Problem to work on — Starting at the first line of the entries, extract each line up to and including the one that contains "ax = fig.add_axes([0.2514, 0.2923, 0.9818", but leave out the pictures.

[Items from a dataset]
## Start

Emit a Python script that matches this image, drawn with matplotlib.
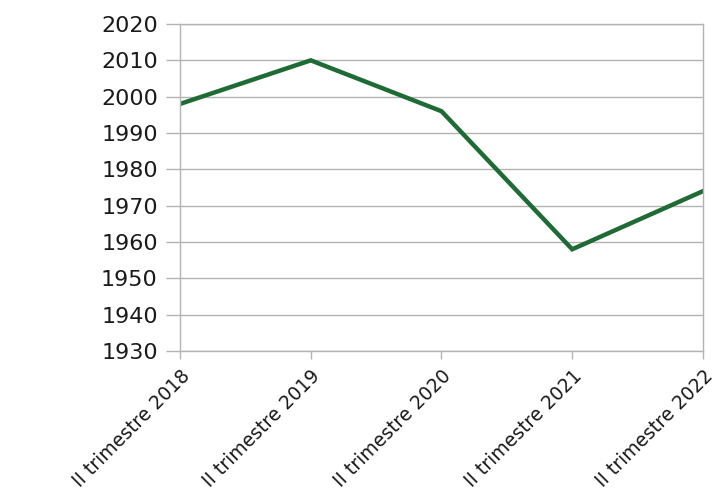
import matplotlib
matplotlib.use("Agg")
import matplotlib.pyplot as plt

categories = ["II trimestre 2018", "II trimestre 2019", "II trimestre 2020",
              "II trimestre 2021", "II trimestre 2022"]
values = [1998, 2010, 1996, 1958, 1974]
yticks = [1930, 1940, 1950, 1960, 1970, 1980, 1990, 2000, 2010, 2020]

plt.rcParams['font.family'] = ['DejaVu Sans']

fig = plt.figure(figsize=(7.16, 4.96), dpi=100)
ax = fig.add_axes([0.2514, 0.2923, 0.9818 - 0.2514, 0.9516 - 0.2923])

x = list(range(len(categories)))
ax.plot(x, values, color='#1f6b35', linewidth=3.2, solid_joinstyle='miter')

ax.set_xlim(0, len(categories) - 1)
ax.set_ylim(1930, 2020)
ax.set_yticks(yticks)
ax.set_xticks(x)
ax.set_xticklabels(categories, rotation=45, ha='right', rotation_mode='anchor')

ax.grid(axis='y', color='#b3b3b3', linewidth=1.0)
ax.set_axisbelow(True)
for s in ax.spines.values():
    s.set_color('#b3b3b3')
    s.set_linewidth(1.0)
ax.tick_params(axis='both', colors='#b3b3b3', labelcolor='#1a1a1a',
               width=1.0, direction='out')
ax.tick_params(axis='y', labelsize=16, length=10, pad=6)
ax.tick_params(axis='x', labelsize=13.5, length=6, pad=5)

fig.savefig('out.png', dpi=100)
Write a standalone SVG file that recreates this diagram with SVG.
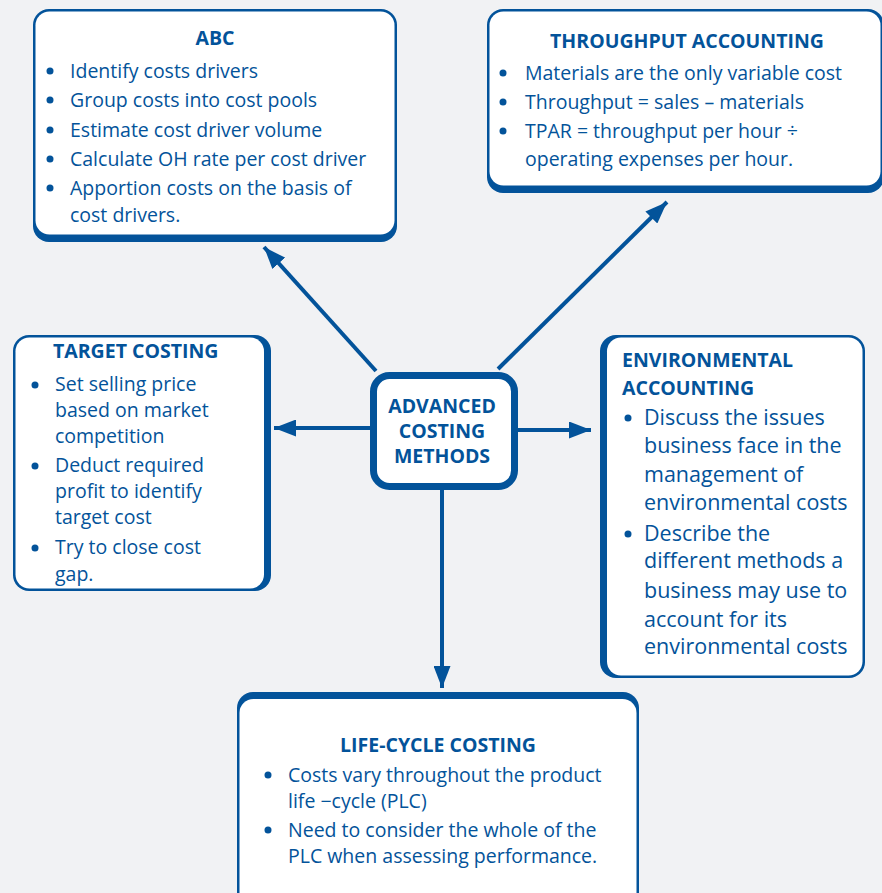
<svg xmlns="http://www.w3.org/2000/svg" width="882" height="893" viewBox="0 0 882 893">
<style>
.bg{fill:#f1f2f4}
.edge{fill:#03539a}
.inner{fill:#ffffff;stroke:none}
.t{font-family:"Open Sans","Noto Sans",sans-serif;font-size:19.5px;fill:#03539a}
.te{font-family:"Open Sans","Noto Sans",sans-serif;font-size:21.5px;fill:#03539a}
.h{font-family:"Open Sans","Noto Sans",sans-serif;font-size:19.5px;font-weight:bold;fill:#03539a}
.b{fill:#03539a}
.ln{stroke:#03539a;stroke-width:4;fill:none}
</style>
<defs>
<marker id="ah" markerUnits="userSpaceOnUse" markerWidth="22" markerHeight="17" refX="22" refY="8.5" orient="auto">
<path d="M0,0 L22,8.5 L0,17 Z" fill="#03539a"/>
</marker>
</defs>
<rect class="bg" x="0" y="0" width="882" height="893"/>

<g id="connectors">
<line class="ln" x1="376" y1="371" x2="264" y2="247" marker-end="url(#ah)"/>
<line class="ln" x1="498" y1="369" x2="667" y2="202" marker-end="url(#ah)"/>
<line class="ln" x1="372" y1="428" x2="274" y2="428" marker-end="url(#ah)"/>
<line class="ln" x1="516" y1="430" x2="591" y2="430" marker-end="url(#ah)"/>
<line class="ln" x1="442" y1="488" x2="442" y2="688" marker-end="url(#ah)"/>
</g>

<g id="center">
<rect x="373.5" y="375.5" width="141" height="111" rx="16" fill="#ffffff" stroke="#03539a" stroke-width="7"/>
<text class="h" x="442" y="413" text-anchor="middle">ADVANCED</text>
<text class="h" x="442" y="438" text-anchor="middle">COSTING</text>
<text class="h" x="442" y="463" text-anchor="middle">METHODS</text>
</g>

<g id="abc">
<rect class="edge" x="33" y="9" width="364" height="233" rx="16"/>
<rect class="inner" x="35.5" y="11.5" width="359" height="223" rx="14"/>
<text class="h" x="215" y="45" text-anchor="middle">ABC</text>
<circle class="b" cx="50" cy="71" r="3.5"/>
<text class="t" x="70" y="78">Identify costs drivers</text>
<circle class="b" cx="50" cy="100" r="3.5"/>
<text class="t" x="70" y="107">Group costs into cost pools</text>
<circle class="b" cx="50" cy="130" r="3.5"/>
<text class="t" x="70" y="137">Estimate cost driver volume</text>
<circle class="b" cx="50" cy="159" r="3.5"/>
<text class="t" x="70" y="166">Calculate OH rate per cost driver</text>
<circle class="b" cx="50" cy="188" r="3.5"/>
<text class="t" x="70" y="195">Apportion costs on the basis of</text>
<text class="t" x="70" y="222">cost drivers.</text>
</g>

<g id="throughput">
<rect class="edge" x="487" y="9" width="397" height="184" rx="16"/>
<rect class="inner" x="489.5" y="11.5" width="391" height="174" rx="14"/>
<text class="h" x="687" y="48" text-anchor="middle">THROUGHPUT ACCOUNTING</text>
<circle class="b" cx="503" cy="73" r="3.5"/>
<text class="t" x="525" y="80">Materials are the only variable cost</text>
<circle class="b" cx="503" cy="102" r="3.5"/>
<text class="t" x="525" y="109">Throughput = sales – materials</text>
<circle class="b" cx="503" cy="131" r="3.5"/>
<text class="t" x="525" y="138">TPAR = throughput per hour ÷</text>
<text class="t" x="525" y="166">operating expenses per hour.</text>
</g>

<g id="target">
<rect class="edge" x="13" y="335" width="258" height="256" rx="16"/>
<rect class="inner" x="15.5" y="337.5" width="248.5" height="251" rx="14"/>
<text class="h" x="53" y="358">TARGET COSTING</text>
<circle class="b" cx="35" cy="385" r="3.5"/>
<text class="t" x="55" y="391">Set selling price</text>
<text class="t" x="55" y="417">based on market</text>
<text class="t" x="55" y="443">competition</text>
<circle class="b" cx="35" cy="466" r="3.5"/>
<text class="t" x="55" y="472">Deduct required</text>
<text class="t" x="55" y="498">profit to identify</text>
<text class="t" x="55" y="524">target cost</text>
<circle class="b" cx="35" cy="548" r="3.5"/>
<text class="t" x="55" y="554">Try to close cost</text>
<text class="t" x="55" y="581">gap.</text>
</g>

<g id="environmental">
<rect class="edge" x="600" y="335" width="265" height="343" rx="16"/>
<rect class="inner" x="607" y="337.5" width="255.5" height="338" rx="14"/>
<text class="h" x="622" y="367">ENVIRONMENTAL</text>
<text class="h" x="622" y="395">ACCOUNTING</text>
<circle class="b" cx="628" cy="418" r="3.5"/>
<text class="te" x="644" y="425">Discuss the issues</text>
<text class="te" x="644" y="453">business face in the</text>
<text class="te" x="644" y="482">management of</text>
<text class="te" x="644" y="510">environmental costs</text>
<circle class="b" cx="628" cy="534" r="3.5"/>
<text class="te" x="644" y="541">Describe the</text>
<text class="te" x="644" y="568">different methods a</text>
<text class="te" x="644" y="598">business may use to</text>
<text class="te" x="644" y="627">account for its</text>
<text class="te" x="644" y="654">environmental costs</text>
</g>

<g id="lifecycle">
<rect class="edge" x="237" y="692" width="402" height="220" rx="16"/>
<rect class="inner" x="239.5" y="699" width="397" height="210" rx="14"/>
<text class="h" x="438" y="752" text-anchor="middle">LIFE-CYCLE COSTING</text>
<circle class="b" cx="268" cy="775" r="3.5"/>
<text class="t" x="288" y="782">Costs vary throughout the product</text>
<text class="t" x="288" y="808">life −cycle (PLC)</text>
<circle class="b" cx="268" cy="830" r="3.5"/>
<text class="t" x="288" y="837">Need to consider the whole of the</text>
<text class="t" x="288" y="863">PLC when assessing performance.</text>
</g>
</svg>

## End

Exercise response —
Emit a Python script that matches this image, drawn with matplotlib.
import matplotlib
matplotlib.use("Agg")
import matplotlib.pyplot as plt

categories = ["II trimestre 2018", "II trimestre 2019", "II trimestre 2020",
              "II trimestre 2021", "II trimestre 2022"]
values = [1998, 2010, 1996, 1958, 1974]
yticks = [1930, 1940, 1950, 1960, 1970, 1980, 1990, 2000, 2010, 2020]

plt.rcParams['font.family'] = ['DejaVu Sans']

fig = plt.figure(figsize=(7.16, 4.96), dpi=100)
ax = fig.add_axes([0.2514, 0.2923, 0.9818 - 0.2514, 0.9516 - 0.2923])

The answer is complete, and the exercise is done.